Work instructions
Quote word for word the lines below, beginning with the first and ending with the one that has "import seaborn as sns". Drop the pictures.

Provided data
╭──

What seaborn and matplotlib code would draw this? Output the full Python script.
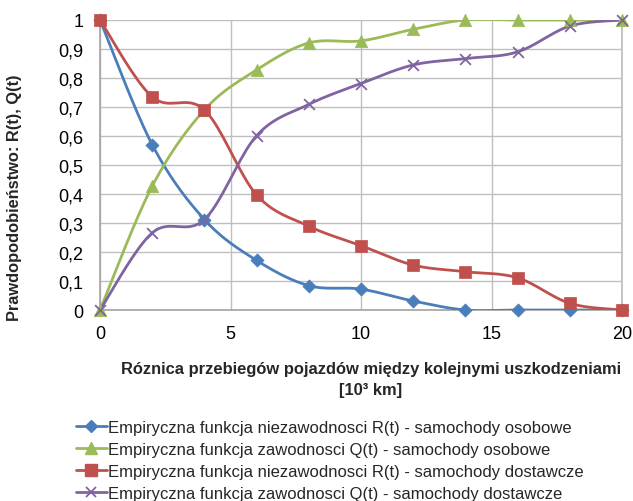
import numpy as np
import pandas as pd
import matplotlib
matplotlib.use("Agg")
import matplotlib.pyplot as plt
from matplotlib.lines import Line2D
import seaborn as sns

# ---- data ----
x_km = [0, 2, 4, 6, 8, 10, 12, 14, 16, 18, 20]
r_osobowe = [1.0, 0.570, 0.312, 0.171, 0.084, 0.072, 0.031, 0.0, 0.0, 0.0, 0.0]
q_osobowe = [0.0, 0.427, 0.690, 0.828, 0.921, 0.928, 0.968, 1.0, 1.0, 1.0, 1.0]
r_dostawcze = [1.0, 0.735, 0.690, 0.397, 0.289, 0.222, 0.155, 0.132, 0.111, 0.023, 0.0]
q_dostawcze = [0.0, 0.266, 0.312, 0.601, 0.709, 0.781, 0.845, 0.867, 0.890, 0.979, 1.0]
series_labels = [
    "Empiryczna funkcja niezawodnosci R(t) - samochody osobowe",
    "Empiryczna funkcja zawodnosci Q(t) - samochody osobowe",
    "Empiryczna funkcja niezawodnosci R(t) - samochody dostawcze",
    "Empiryczna funkcja zawodnosci Q(t) - samochody dostawcze",
]
x_ticks = [0, 5, 10, 15, 20]
y_ticks = [0, 0.1, 0.2, 0.3, 0.4, 0.5, 0.6, 0.7, 0.8, 0.9, 1.0]
x_title = "Róznica przebiegów pojazdów między kolejnymi uszkodzeniami\n[10³ km]"
y_title = "Prawdopodobieństwo: R(t), Q(t)"

sns.set_theme(style="white")
plt.rcParams["font.family"] = ["Liberation Sans", "DejaVu Sans"]

colors = ["#4A7EBB", "#9BBB59", "#C0504D", "#8064A2"]
markers = ["D", "^", "s", "x"]
msizes = [45, 80, 80, 60]


def smooth(xs, ys, n=20):
    """Excel-like Bezier smoothing through the points (rendering only)."""
    xs = np.asarray(xs, float)
    ys = np.asarray(ys, float)
    P = np.column_stack([xs, ys])
    out = []
    for i in range(len(P) - 1):
        p0 = P[i - 1] if i > 0 else P[i]
        p1 = P[i]
        p2 = P[i + 1]
        p3 = P[i + 2] if i + 2 < len(P) else P[i + 1]
        c1 = p1 + (p2 - p0) / 6.0
        c2 = p2 - (p3 - p1) / 6.0
        t = np.linspace(0, 1, n, endpoint=(i == len(P) - 2))[:, None]
        seg = ((1 - t) ** 3) * p1 + 3 * ((1 - t) ** 2) * t * c1 + 3 * (1 - t) * t ** 2 * c2 + t ** 3 * p2
        out.append(seg)
    out = np.vstack(out)
    return out[:, 0], out[:, 1]


fig = plt.figure(figsize=(6.33, 5.02), dpi=100)
ax = fig.add_axes([100 / 633, 1 - 311 / 502, 522 / 633, 290 / 502])

all_series = [r_osobowe, q_osobowe, r_dostawcze, q_dostawcze]
for ys, c, m, ms, lab in zip(all_series, colors, markers, msizes, series_labels):
    sx, sy = smooth(x_km, ys)
    curve = pd.DataFrame({"x": sx, "y": sy})
    sns.lineplot(data=curve, x="x", y="y", sort=False, color=c, lw=2, ax=ax, zorder=3)
    pts = pd.DataFrame({"x": x_km, "y": ys})
    if m == "x":
        sns.scatterplot(data=pts, x="x", y="y", marker="x", s=ms, color=c, linewidth=1.3, ax=ax, zorder=4)
    else:
        sns.scatterplot(data=pts, x="x", y="y", marker=m, s=ms, color=c, edgecolor=c, linewidth=0.5, ax=ax, zorder=4)
for coll in ax.collections:
    coll.set_clip_on(False)

ax.set_xlim(0, 20)
ax.set_ylim(0, 1)
ax.set_xticks(x_ticks)
ax.set_yticks(y_ticks)
ax.set_xticklabels([str(v) for v in x_ticks])
ax.set_yticklabels([("%g" % v).replace(".", ",") for v in y_ticks])
ax.tick_params(axis="both", labelsize=13, length=0, colors="#000000")
ax.tick_params(axis="y", pad=12)
ax.tick_params(axis="x", pad=11)
ax.grid(True, color="#BFBFBF", lw=1)
ax.spines["top"].set_visible(False)
ax.spines["right"].set_color("#BFBFBF")
ax.spines["left"].set_color("#A6A6A6")
ax.spines["bottom"].set_color("#A6A6A6")
ax.set_xlabel("")
ax.set_ylabel("")

fig.text(15 / 633, 1 - 198 / 502, y_title, rotation=90, ha="center", va="center",
         fontsize=11.8, fontweight="bold")
fig.text(371 / 633, 1 - 380 / 502, x_title, ha="center", va="center",
         fontsize=11.9, fontweight="bold", multialignment="center", linespacing=1.45)

handles = []
for c, m in zip(colors, markers):
    if m == "x":
        h = Line2D([0], [0], color=c, lw=2, marker="x", markersize=7, markeredgewidth=1.3)
    else:
        h = Line2D([0], [0], color=c, lw=2, marker=m, markersize=6 if m == "D" else 8,
                   markerfacecolor=c, markeredgecolor=c)
    handles.append(h)
fig.legend(handles, series_labels, loc="upper left", bbox_to_anchor=(76 / 633, 1 - 421 / 502),
           frameon=False, fontsize=12, handlelength=1.85, handletextpad=0.05,
           labelspacing=0.41, borderaxespad=0, borderpad=0)

fig.savefig("out.png", dpi=100)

╰──

Finished task
What seaborn and matplotlib code would draw this? Output the full Python script.
import numpy as np
import pandas as pd
import matplotlib
matplotlib.use("Agg")
import matplotlib.pyplot as plt
from matplotlib.lines import Line2D
import seaborn as sns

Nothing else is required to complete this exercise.